Absolutely, attracting a blog audience has become harder. The collapse of Google Reader, followed by the rise of Youtube and social media has caused this. You just don't build an audience for a blog anymore. You build an audience for your social media channels instead, and your blog becomes part of the content you share. It's now a delivery platform only.

So the question becomes instead how to a) attract social subscribers and b) get your content shared. Your content needs to cut through a lot of noise to get noticed. With very few exceptions I would say the answers for most blogs would be

1) produce content regularly, like clockwork

2) specialize into something unique to attract core followers first, you can always broaden later

3) compete with the big guys either in quality or in click-bait generation

I wouldn't branch too far out as far as cross-posting to different social networks is concerned. Identify 1-3 platforms and really engage people on those. Don't just spew links into the void.



I share your experience of blogging for 10 years before letting my blog go into neglect. I was a science blogger, and in 2007 we were a very small community of educators, PhDs, and science enthusiasts (I was an enthusiast). It was really exciting then because everyone knew each other and we had a yearly "Science Online" conference where just a few hundred people would show up and hang out. Then twitter, facebook, and the blogging world exploded. My traffic went up, but my engagement dropped to zero. I would gladly trade the traffic for thoughtful conversation.

It reminded me of the BBS days, where communities were small and local and we'd get together at the mall or house party to meet one another in person. Then everyone went to WWW, and suddenly I was just another post in a thread of hundreds.

I'm not sure how to get those small, close-communities full of engagement back. The best I have now is hanging out in-person at my local gaming shop and chatting with the locals on facebook.


10! Years!

You kept it going for so long and shut it down.

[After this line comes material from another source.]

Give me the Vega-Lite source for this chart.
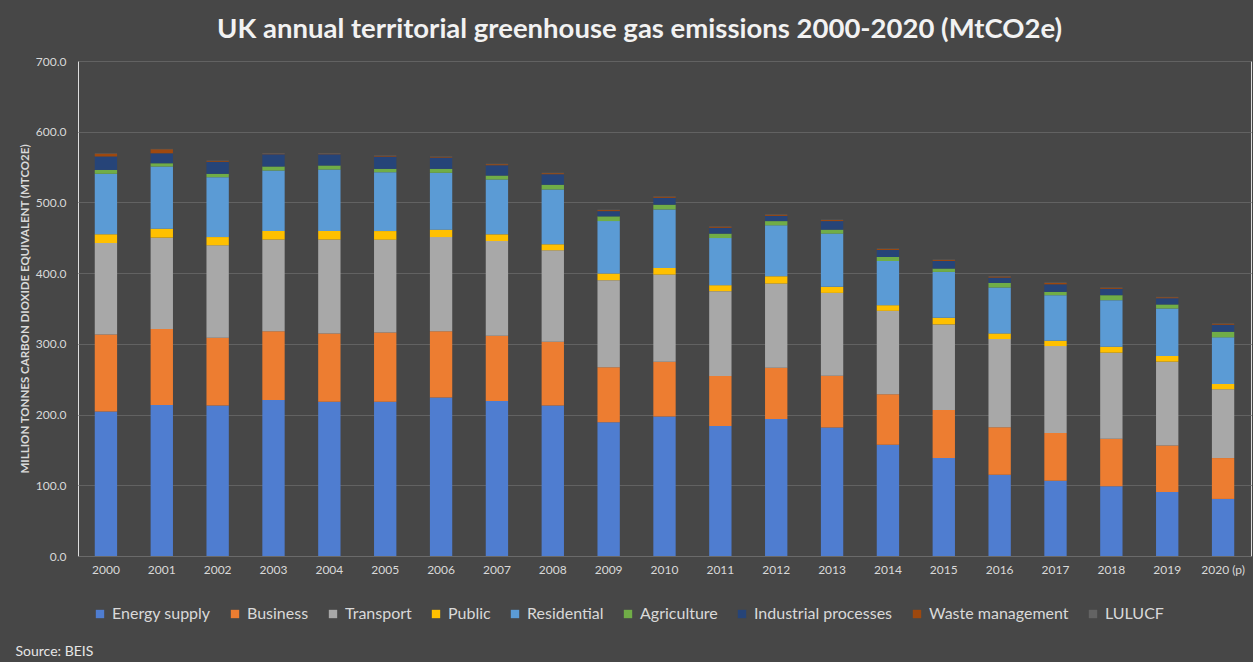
{
  "$schema": "https://vega.github.io/schema/vega-lite/v6.json",
  "width": 1173,
  "height": 495,
  "autosize": {"type": "none"},
  "padding": {"left": 78, "top": 61, "right": 2, "bottom": 106},
  "background": "#474747",
  "title": {
    "text": "UK annual territorial greenhouse gas emissions 2000-2020 (MtCO2e)",
    "font": "Lato",
    "fontSize": 27.5,
    "fontWeight": "bold",
    "color": "#f2f2f2",
    "anchor": "middle",
    "dx": -25,
    "offset": 12
  },
  "datasets": {
    "sectors": [
      {"sector":"Energy supply","k":1},{"sector":"Business","k":2},{"sector":"Transport","k":3},{"sector":"Public","k":4},{"sector":"Residential","k":5},{"sector":"Agriculture","k":6},{"sector":"Industrial processes","k":7},{"sector":"Waste management","k":8},{"sector":"LULUCF","k":9}
    ]
  },
  "data": {
    "values": [
      {"year":"2000","sector":"Energy supply","value":204.2},{"year":"2000","sector":"Business","value":109.2},{"year":"2000","sector":"Transport","value":129.2},{"year":"2000","sector":"Public","value":12.4},{"year":"2000","sector":"Residential","value":85.5},{"year":"2000","sector":"Agriculture","value":5.5},{"year":"2000","sector":"Industrial processes","value":19.0},{"year":"2000","sector":"Waste management","value":4.0},{"year":"2000","sector":"LULUCF","value":0.5},
      {"year":"2001","sector":"Energy supply","value":213.7},{"year":"2001","sector":"Business","value":107.2},{"year":"2001","sector":"Transport","value":129.3},{"year":"2001","sector":"Public","value":12.7},{"year":"2001","sector":"Residential","value":87.9},{"year":"2001","sector":"Agriculture","value":4.6},{"year":"2001","sector":"Industrial processes","value":14.1},{"year":"2001","sector":"Waste management","value":5.7},{"year":"2001","sector":"LULUCF","value":0.5},
      {"year":"2002","sector":"Energy supply","value":212.7},{"year":"2002","sector":"Business","value":95.9},{"year":"2002","sector":"Transport","value":130.8},{"year":"2002","sector":"Public","value":11.6},{"year":"2002","sector":"Residential","value":84.7},{"year":"2002","sector":"Agriculture","value":4.8},{"year":"2002","sector":"Industrial processes","value":17.0},{"year":"2002","sector":"Waste management","value":1.2},{"year":"2002","sector":"LULUCF","value":0.5},
      {"year":"2003","sector":"Energy supply","value":220.7},{"year":"2003","sector":"Business","value":97.3},{"year":"2003","sector":"Transport","value":129.4},{"year":"2003","sector":"Public","value":12.1},{"year":"2003","sector":"Residential","value":85.6},{"year":"2003","sector":"Agriculture","value":5.7},{"year":"2003","sector":"Industrial processes","value":17.2},{"year":"2003","sector":"Waste management","value":1.0},{"year":"2003","sector":"LULUCF","value":0.5},
      {"year":"2004","sector":"Energy supply","value":218.3},{"year":"2004","sector":"Business","value":96.5},{"year":"2004","sector":"Transport","value":132.6},{"year":"2004","sector":"Public","value":12.1},{"year":"2004","sector":"Residential","value":87.0},{"year":"2004","sector":"Agriculture","value":5.7},{"year":"2004","sector":"Industrial processes","value":15.8},{"year":"2004","sector":"Waste management","value":1.0},{"year":"2004","sector":"LULUCF","value":0.5},
      {"year":"2005","sector":"Energy supply","value":218.3},{"year":"2005","sector":"Business","value":97.9},{"year":"2005","sector":"Transport","value":131.2},{"year":"2005","sector":"Public","value":12.1},{"year":"2005","sector":"Residential","value":83.2},{"year":"2005","sector":"Agriculture","value":4.8},{"year":"2005","sector":"Industrial processes","value":17.3},{"year":"2005","sector":"Waste management","value":1.0},{"year":"2005","sector":"LULUCF","value":0.5},
      {"year":"2006","sector":"Energy supply","value":224.0},{"year":"2006","sector":"Business","value":94.0},{"year":"2006","sector":"Transport","value":133.0},{"year":"2006","sector":"Public","value":10.5},{"year":"2006","sector":"Residential","value":80.4},{"year":"2006","sector":"Agriculture","value":5.6},{"year":"2006","sector":"Industrial processes","value":15.9},{"year":"2006","sector":"Waste management","value":1.0},{"year":"2006","sector":"LULUCF","value":0.5},
      {"year":"2007","sector":"Energy supply","value":219.3},{"year":"2007","sector":"Business","value":92.1},{"year":"2007","sector":"Transport","value":134.0},{"year":"2007","sector":"Public","value":9.5},{"year":"2007","sector":"Residential","value":77.5},{"year":"2007","sector":"Agriculture","value":5.6},{"year":"2007","sector":"Industrial processes","value":14.6},{"year":"2007","sector":"Waste management","value":1.5},{"year":"2007","sector":"LULUCF","value":0.5},
      {"year":"2008","sector":"Energy supply","value":212.7},{"year":"2008","sector":"Business","value":90.3},{"year":"2008","sector":"Transport","value":129.3},{"year":"2008","sector":"Public","value":8.5},{"year":"2008","sector":"Residential","value":77.5},{"year":"2008","sector":"Agriculture","value":6.7},{"year":"2008","sector":"Industrial processes","value":14.9},{"year":"2008","sector":"Waste management","value":1.5},{"year":"2008","sector":"LULUCF","value":0.5},
      {"year":"2009","sector":"Energy supply","value":189.3},{"year":"2009","sector":"Business","value":77.5},{"year":"2009","sector":"Transport","value":123.2},{"year":"2009","sector":"Public","value":9.4},{"year":"2009","sector":"Residential","value":74.2},{"year":"2009","sector":"Agriculture","value":6.7},{"year":"2009","sector":"Industrial processes","value":7.4},{"year":"2009","sector":"Waste management","value":1.5},{"year":"2009","sector":"LULUCF","value":0.5},
      {"year":"2010","sector":"Energy supply","value":197.2},{"year":"2010","sector":"Business","value":77.6},{"year":"2010","sector":"Transport","value":123.2},{"year":"2010","sector":"Public","value":9.3},{"year":"2010","sector":"Residential","value":82.8},{"year":"2010","sector":"Agriculture","value":6.7},{"year":"2010","sector":"Industrial processes","value":9.7},{"year":"2010","sector":"Waste management","value":1.5},{"year":"2010","sector":"LULUCF","value":0.5},
      {"year":"2011","sector":"Energy supply","value":184.0},{"year":"2011","sector":"Business","value":70.6},{"year":"2011","sector":"Transport","value":119.9},{"year":"2011","sector":"Public","value":8.5},{"year":"2011","sector":"Residential","value":66.6},{"year":"2011","sector":"Agriculture","value":6.3},{"year":"2011","sector":"Industrial processes","value":8.2},{"year":"2011","sector":"Waste management","value":1.5},{"year":"2011","sector":"LULUCF","value":0.5},
      {"year":"2012","sector":"Energy supply","value":193.9},{"year":"2012","sector":"Business","value":72.4},{"year":"2012","sector":"Transport","value":119.0},{"year":"2012","sector":"Public","value":10.3},{"year":"2012","sector":"Residential","value":72.0},{"year":"2012","sector":"Agriculture","value":6.0},{"year":"2012","sector":"Industrial processes","value":7.4},{"year":"2012","sector":"Waste management","value":1.5},{"year":"2012","sector":"LULUCF","value":0.5},
      {"year":"2013","sector":"Energy supply","value":181.7},{"year":"2013","sector":"Business","value":73.3},{"year":"2013","sector":"Transport","value":117.1},{"year":"2013","sector":"Public","value":8.5},{"year":"2013","sector":"Residential","value":75.3},{"year":"2013","sector":"Agriculture","value":5.6},{"year":"2013","sector":"Industrial processes","value":12.1},{"year":"2013","sector":"Waste management","value":1.5},{"year":"2013","sector":"LULUCF","value":0.5},
      {"year":"2014","sector":"Energy supply","value":157.3},{"year":"2014","sector":"Business","value":71.5},{"year":"2014","sector":"Transport","value":117.9},{"year":"2014","sector":"Public","value":8.0},{"year":"2014","sector":"Residential","value":62.5},{"year":"2014","sector":"Agriculture","value":5.6},{"year":"2014","sector":"Industrial processes","value":10.0},{"year":"2014","sector":"Waste management","value":1.4},{"year":"2014","sector":"LULUCF","value":0.5},
      {"year":"2015","sector":"Energy supply","value":138.5},{"year":"2015","sector":"Business","value":68.1},{"year":"2015","sector":"Transport","value":120.9},{"year":"2015","sector":"Public","value":9.3},{"year":"2015","sector":"Residential","value":64.9},{"year":"2015","sector":"Agriculture","value":4.8},{"year":"2015","sector":"Industrial processes","value":10.8},{"year":"2015","sector":"Waste management","value":1.4},{"year":"2015","sector":"LULUCF","value":0.5},
      {"year":"2016","sector":"Energy supply","value":115.0},{"year":"2016","sector":"Business","value":67.2},{"year":"2016","sector":"Transport","value":124.6},{"year":"2016","sector":"Public","value":8.0},{"year":"2016","sector":"Residential","value":64.9},{"year":"2016","sector":"Agriculture","value":6.5},{"year":"2016","sector":"Industrial processes","value":7.5},{"year":"2016","sector":"Waste management","value":1.4},{"year":"2016","sector":"LULUCF","value":0.5},
      {"year":"2017","sector":"Energy supply","value":106.5},{"year":"2017","sector":"Business","value":67.3},{"year":"2017","sector":"Transport","value":123.1},{"year":"2017","sector":"Public","value":7.5},{"year":"2017","sector":"Residential","value":64.4},{"year":"2017","sector":"Agriculture","value":4.7},{"year":"2017","sector":"Industrial processes","value":10.7},{"year":"2017","sector":"Waste management","value":2.0},{"year":"2017","sector":"LULUCF","value":0.5},
      {"year":"2018","sector":"Energy supply","value":98.5},{"year":"2018","sector":"Business","value":67.2},{"year":"2018","sector":"Transport","value":121.8},{"year":"2018","sector":"Public","value":8.4},{"year":"2018","sector":"Residential","value":65.9},{"year":"2018","sector":"Agriculture","value":7.0},{"year":"2018","sector":"Industrial processes","value":9.0},{"year":"2018","sector":"Waste management","value":1.4},{"year":"2018","sector":"LULUCF","value":0.5},
      {"year":"2019","sector":"Energy supply","value":90.5},{"year":"2019","sector":"Business","value":65.8},{"year":"2019","sector":"Transport","value":118.5},{"year":"2019","sector":"Public","value":8.0},{"year":"2019","sector":"Residential","value":67.2},{"year":"2019","sector":"Agriculture","value":5.7},{"year":"2019","sector":"Industrial processes","value":8.8},{"year":"2019","sector":"Waste management","value":1.4},{"year":"2019","sector":"LULUCF","value":0.5},
      {"year":"2020 (p)","sector":"Energy supply","value":80.7},{"year":"2020 (p)","sector":"Business","value":57.8},{"year":"2020 (p)","sector":"Transport","value":97.3},{"year":"2020 (p)","sector":"Public","value":7.5},{"year":"2020 (p)","sector":"Residential","value":65.9},{"year":"2020 (p)","sector":"Agriculture","value":7.9},{"year":"2020 (p)","sector":"Industrial processes","value":9.9},{"year":"2020 (p)","sector":"Waste management","value":1.4},{"year":"2020 (p)","sector":"LULUCF","value":0.5}
    ]
  },
  "transform": [
    {"lookup": "sector", "from": {"data": {"name": "sectors"}, "key": "sector", "fields": ["k"]}}
  ],
  "mark": {"type": "bar"},
  "encoding": {
    "x": {
      "field": "year",
      "type": "nominal",
      "sort": null,
      "scale": {"paddingInner": 0.6, "paddingOuter": 0.3},
      "axis": {
        "title": "Source: BEIS",
        "titleFont": "Lato",
        "titleFontSize": 14,
        "titleFontWeight": "normal",
        "titleColor": "#e6e6e6",
        "titleAnchor": "start",
        "titleAlign": "left",
        "titleX": -63,
        "titleY": 95,
        "titleBaseline": "middle",
        "labelAngle": 0,
        "labelFont": "Lato",
        "labelFontSize": 12,
        "labelColor": "#d9d9d9",
        "labelPadding": 8,
        "ticks": false,
        "domain": true,
        "domainColor": "#6a6a6a",
        "grid": false
      }
    },
    "y": {
      "field": "value",
      "type": "quantitative",
      "stack": "zero",
      "scale": {"domain": [0, 700]},
      "axis": {
        "values": [0, 100, 200, 300, 400, 500, 600, 700],
        "format": ".1f",
        "title": "MILLION TONNES CARBON DIOXIDE EQUIVALENT (MTCO2E)",
        "titleFont": "Lato",
        "titleFontSize": 11.5,
        "titleFontWeight": "bold",
        "titleColor": "#d9d9d9",
        "titleAnchor": "middle",
        "titlePadding": 5,
        "labelFont": "Lato",
        "labelFontSize": 12,
        "labelColor": "#d9d9d9",
        "labelPadding": 12,
        "ticks": false,
        "domain": false,
        "grid": true,
        "gridColor": "#626262",
        "gridWidth": 1
      }
    },
    "color": {
      "field": "sector",
      "type": "nominal",
      "scale": {
        "domain": ["Energy supply", "Business", "Transport", "Public", "Residential", "Agriculture", "Industrial processes", "Waste management", "LULUCF"],
        "range": ["#4F7DD0", "#ED7D31", "#A8A8A8", "#FFC000", "#5B9BD5", "#70AD47", "#264478", "#9E480E", "#636363"]
      },
      "legend": {
        "orient": "none",
        "direction": "horizontal",
        "legendX": 14,
        "legendY": 545,
        "title": null,
        "symbolType": "square",
        "symbolSize": 70,
        "symbolStrokeWidth": 0,
        "labelFont": "Lato",
        "labelFontSize": 16,
        "labelColor": "#d9d9d9",
        "labelOffset": 4,
        "columnPadding": 16,
        "labelLimit": 300
      }
    },
    "order": {"field": "k", "type": "quantitative", "sort": "ascending"}
  }
}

I guess you grew the blog in a different era (internet time). Can you give more info on how many people you had and how it tapered off?

If you wanted engagement, can you have added engagement features? (Q&A section, call to action to ask questions, announcements of open chats etc)


> You kept it going for so long and shut it down.

Sometimes it's just time to move on. In the early days things were different, everybody had a blog, and you had no trouble making mutual connections. I met interesting people, had interesting discussions, sometimes you'd meet fellow bloggers at events and find out you're subscribed to each other. One time, I spent a week of my holidays at a famous tech blogger's house, on a whim, even though I had never met the guy before.

People moved on to other platforms, but I never built a social presence, nor did I do anything to really grow my audience.

> Can you give more info on how many people you had and how it tapered off?

Traffic wasn't that great by modern standards. According to Google Analytics, a good post would generate maybe 10-20k within the first month, and then taper off sharply. A bad post would not generate more than a few hundred eyeballs. My stuff was never monetized, so I didn't track visitors that well. Sometimes I saw there had been a crazy spike like months ago ;)

> If you wanted engagement, can you have added engagement features?

It's a matter of commitment. If I ever start anything again, that would definitely be a focus.


I wish your post weren't true, but it hits the nail on the head on all fronts.